In 1808 Major Dulong was in Portugal with Maréchal Soult when he was asked to secure a bridge which was vital to the retreat of the army. In the worst of weather conditions, in the middle of the night, Dulong succeeded in storming the bridge of Ponte Nova which the Portugese had already partially demolished. Dulong led the attack himself, killing the guards and then crossing the bridge with 12 chosen men, surprising the enemy and taking control of the bridge. The following day he led yet another assault to secure the retreat of the army, this time on the Ponte Miserela. Although he succeeded he fell wounded by a musket shot to the head.
A wonderful little anecdote that shows the strength of feeling he inspired in the men around him, when he fell wounded at Miserala, Heudelet, his divisional commander, ordered that he be placed on a stretcher to be carried in turn by the grenadiers of the various regiments of the division, however the men of his own 15e refused to accept this arrangement, proudly declaring they would never give up this brave officer, who had so often led them to victory.
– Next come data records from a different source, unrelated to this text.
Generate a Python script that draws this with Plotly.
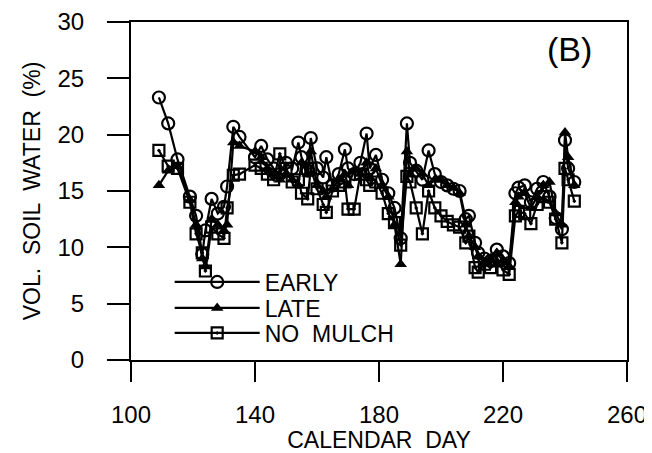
import plotly.graph_objects as go

days = [109,112,115,119,121,123,124,126,128,130,131,133,135,140,142,144,146,148,150,152,
        154,155,157,158,160,162,163,165,167,169,170,172,174,176,177,179,181,183,185,187,
        189,190,192,194,196,198,200,202,204,206,208,209,211,212,214,216,218,220,222,224,
        225,227,229,231,233,235,237,239,240,241,243]

early = [23.3,21.0,17.8,14.5,12.8,9.4,11.5,14.3,13.0,13.6,15.4,20.7,19.8,18.0,19.0,17.8,17.0,16.5,17.5,17.0,
         19.3,18.0,16.8,19.7,17.0,16.2,18.0,15.5,16.5,18.7,17.0,16.5,17.5,20.1,17.0,18.2,16.0,14.8,13.5,10.8,
         21.0,17.5,16.8,16.0,18.6,16.5,15.8,15.5,15.2,15.0,12.5,12.8,10.4,9.5,9.0,8.8,9.8,9.2,8.6,14.8,
         15.3,15.5,14.0,15.2,15.8,14.5,12.6,11.6,19.5,17.0,15.8]

late = [15.5,16.8,17.2,14.2,12.0,9.0,8.3,12.5,12.0,11.5,12.0,19.3,19.0,18.5,18.0,17.0,16.5,16.0,16.5,16.0,
        15.5,17.5,16.5,18.5,15.5,15.0,14.5,15.2,16.0,16.5,15.5,16.8,16.5,17.5,16.2,17.0,15.5,14.5,12.0,8.5,
        18.5,16.5,17.0,16.5,15.5,16.0,16.0,15.5,15.3,14.8,12.0,11.0,10.0,9.2,8.6,9.0,9.5,8.8,8.3,14.0,
        14.5,14.8,13.5,14.5,15.5,15.8,13.0,12.0,20.2,18.0,15.5]

no_mulch = [18.6,17.2,17.0,14.0,11.2,9.5,7.9,11.8,11.2,10.8,13.5,16.4,16.5,17.3,17.0,16.5,16.0,18.3,17.0,15.8,
            16.0,14.8,14.3,17.0,15.2,13.8,13.1,15.0,15.5,15.8,13.4,13.4,16.5,16.0,15.5,15.8,14.8,13.0,12.2,10.2,
            16.3,15.8,13.5,11.2,15.0,13.5,12.8,12.3,12.0,11.8,10.4,11.0,8.2,7.8,8.5,8.2,8.8,8.0,7.6,12.8,
            13.2,13.0,12.1,13.8,14.5,14.0,12.5,10.4,17.0,16.0,14.1]

x_ticks = [100, 140, 180, 220, 260]
y_ticks = [0, 5, 10, 15, 20, 25, 30]

FONT = "Liberation Sans, Arial, sans-serif"

fig = go.Figure()
fig.add_trace(go.Scatter(x=days, y=early, name="EARLY", mode="lines+markers", legend="legend",
                         line=dict(color="black", width=2.2),
                         marker=dict(symbol="circle-open", size=12, color="black", line=dict(width=2.2))))
fig.add_trace(go.Scatter(x=days, y=late, name="LATE", mode="lines+markers", legend="legend2",
                         line=dict(color="black", width=2.2),
                         marker=dict(symbol="triangle-up", size=11, color="black")))
fig.add_trace(go.Scatter(x=days, y=no_mulch, name="NO  MULCH", mode="lines+markers", legend="legend3",
                         line=dict(color="black", width=2.2),
                         marker=dict(symbol="square-open-dot", size=11, color="black", line=dict(width=2.2))))

fig.add_annotation(x=241.5, y=27.6, xref="x", yref="y", text="(B)", showarrow=False,
                   font=dict(family=FONT, size=34, color="black"))

leg_common = dict(xanchor="left", yanchor="middle", bgcolor="rgba(0,0,0,0)", itemwidth=85,
                  font=dict(family=FONT, size=23, color="black"))

PLOT_H = 338  # plot-area height in pixels (used for legend placement)

# page body has an 8px margin, so the figure is 8px smaller and margins are shifted by 8px
fig.update_layout(
    width=644, height=445,
    margin=dict(l=123, r=25, t=14, b=93, autoexpand=False),
    paper_bgcolor="white", plot_bgcolor="white",
    font=dict(family=FONT, color="black"),
    showlegend=True,
    legend=dict(x=0.078, y=(360 - 282) / PLOT_H, **leg_common),
    legend2=dict(x=0.078, y=(360 - 308) / PLOT_H, **leg_common),
    legend3=dict(x=0.078, y=(360 - 333) / PLOT_H, **leg_common),
)
fig.update_xaxes(range=[100, 260], tickvals=x_ticks, ticktext=[str(v) for v in x_ticks],
                 automargin=False, ticklabeloverflow="allow",
                 showgrid=False, zeroline=False, showline=True, linecolor="black", linewidth=2,
                 mirror=True, ticks="outside", ticklen=20, tickwidth=2, tickcolor="black",
                 ticklabelstandoff=12,
                 tickfont=dict(family=FONT, size=24, color="black"),
                 title=dict(text="CALENDAR  DAY", font=dict(family=FONT, size=23, color="black"), standoff=14))
fig.update_yaxes(range=[0, 30], tickvals=y_ticks, ticktext=[str(v) for v in y_ticks],
                 automargin=False, ticklabeloverflow="allow",
                 showgrid=False, zeroline=False, showline=True, linecolor="black", linewidth=2,
                 mirror=True, ticks="outside", ticklen=22, tickwidth=2, tickcolor="black",
                 ticklabelstandoff=18,
                 tickfont=dict(family=FONT, size=24, color="black"),
                 title=dict(text="VOL.  SOIL  WATER  (%)", font=dict(family=FONT, size=23, color="black"), standoff=10))

fig.write_html("out.html")
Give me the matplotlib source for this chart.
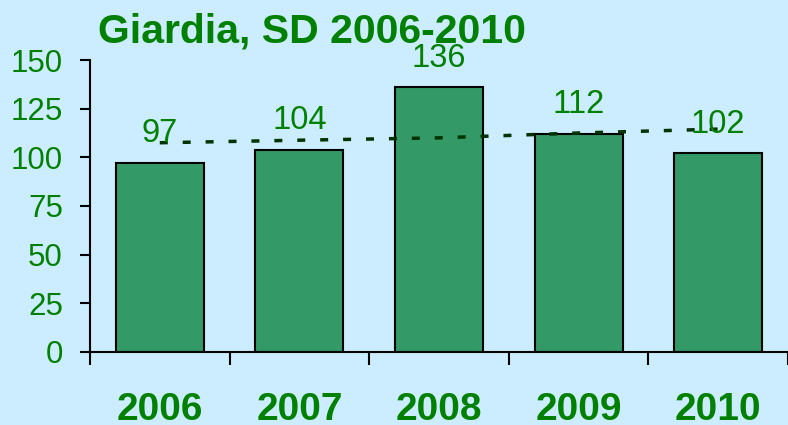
import matplotlib.pyplot as plt
from matplotlib.ticker import FixedLocator

years = ["2006", "2007", "2008", "2009", "2010"]
cases = [97, 104, 136, 112, 102]
trend = [107.5, 108.8, 110.0, 112.5, 114.5]

plt.rcParams["font.family"] = ["Liberation Sans", "DejaVu Sans"]
bg = "#CCECFF"
green = "#008000"

fig = plt.figure(figsize=(7.88, 4.25), dpi=100, facecolor=bg)
ax = fig.add_axes([0.1142, 0.1718, 0.8858, 0.687])
ax.set_facecolor(bg)

x = list(range(len(years)))
ax.bar(x, cases, width=0.63, color="#339966", edgecolor="black", linewidth=1.5, zorder=2)
ax.plot(x, trend, linestyle=(0, (2.3, 4.3)), color="#003300", linewidth=2.5, zorder=3)

for xi, v in zip(x, cases):
    ax.text(xi, v + 15, str(v), ha="center", va="center", fontsize=23.5, color=green, zorder=4)

ax.set_xlim(-0.5, 4.5)
ax.set_ylim(0, 150)
ax.set_yticks(range(0, 151, 25))
ax.tick_params(axis="y", direction="out", length=7.5, width=1.5, pad=12,
               labelsize=22.5, labelcolor=green)

# tick marks at category boundaries, labels at centres
ax.xaxis.set_major_locator(FixedLocator([-0.5, 0.5, 1.5, 2.5, 3.5, 4.5]))
ax.xaxis.set_major_formatter(plt.NullFormatter())
ax.xaxis.set_minor_locator(FixedLocator(x))
ax.set_xticklabels(years, minor=True)
ax.tick_params(axis="x", which="major", direction="out", length=9, width=1.5)
ax.tick_params(axis="x", which="minor", length=0, pad=29, labelsize=28, labelcolor=green)
for lbl in ax.get_xticklabels(minor=True):
    lbl.set_fontweight("bold")

for s in ["top", "right"]:
    ax.spines[s].set_visible(False)
ax.spines["left"].set_linewidth(1.5)
ax.spines["bottom"].set_linewidth(1.5)

fig.text(0.124, 0.901, "Giardia, SD 2006-2010", fontsize=29.5, fontweight="bold",
         color=green, ha="left", va="baseline")

fig.savefig("out.png", dpi=100, facecolor=bg)
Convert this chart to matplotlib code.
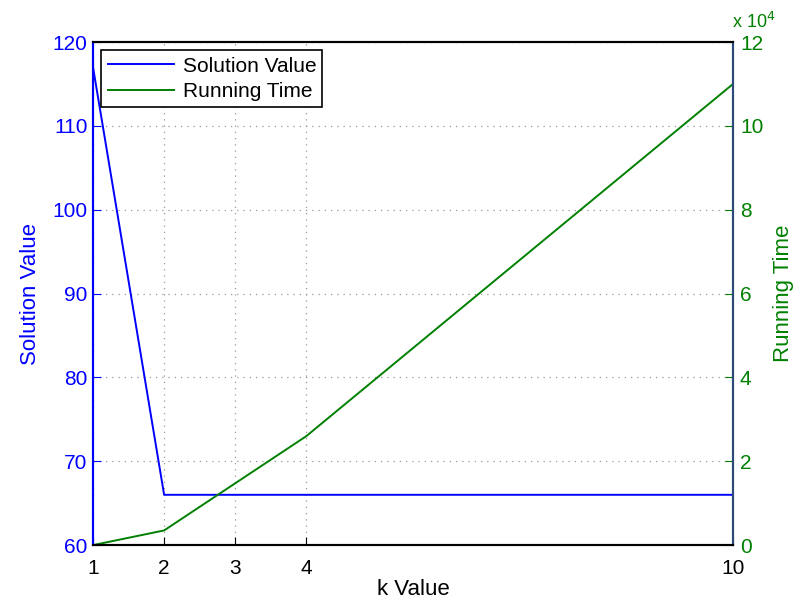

In 1813 Général Dulong was asked to serve in the personal guard of the Emperor. Napoléon disliked being surrounded by wounded soldiers, and it must have been a great mark of esteem bestowed upon the veteran to make such an exception for him. General Dulong did not, however, come back to the Emperor during the Cent jours.
According to his current heirs Dulong fought with Marmont at the action of February 2nd at Rosnay his home town. I have not been able to find any direct evidence to support this, however it may be true, as he was present at Brienne and had been in action at the head of 1800 Guard Infantry and 150 Guard Dragoons. It is not entirely inconceivable he led the Young Guard in action at Rosnay that day.
The restored Bourbon monarchy was keen on securing the support of the army and Général Dulong was created a count, a Grand Officier de la Légion d'Honneur and a lieutenant-commandant of the body guard of King Louis XVIII. He took part in the coronation of King Charles X and received the order of Saint Louis. At the end of his career he was made a gentilhomme de la Chambre du Roi.
The later part of his life was, however, far less glorious and a physical ordeal. The pains he suffered from his wounds were such that the General finally committed suicide on 20 May 1828.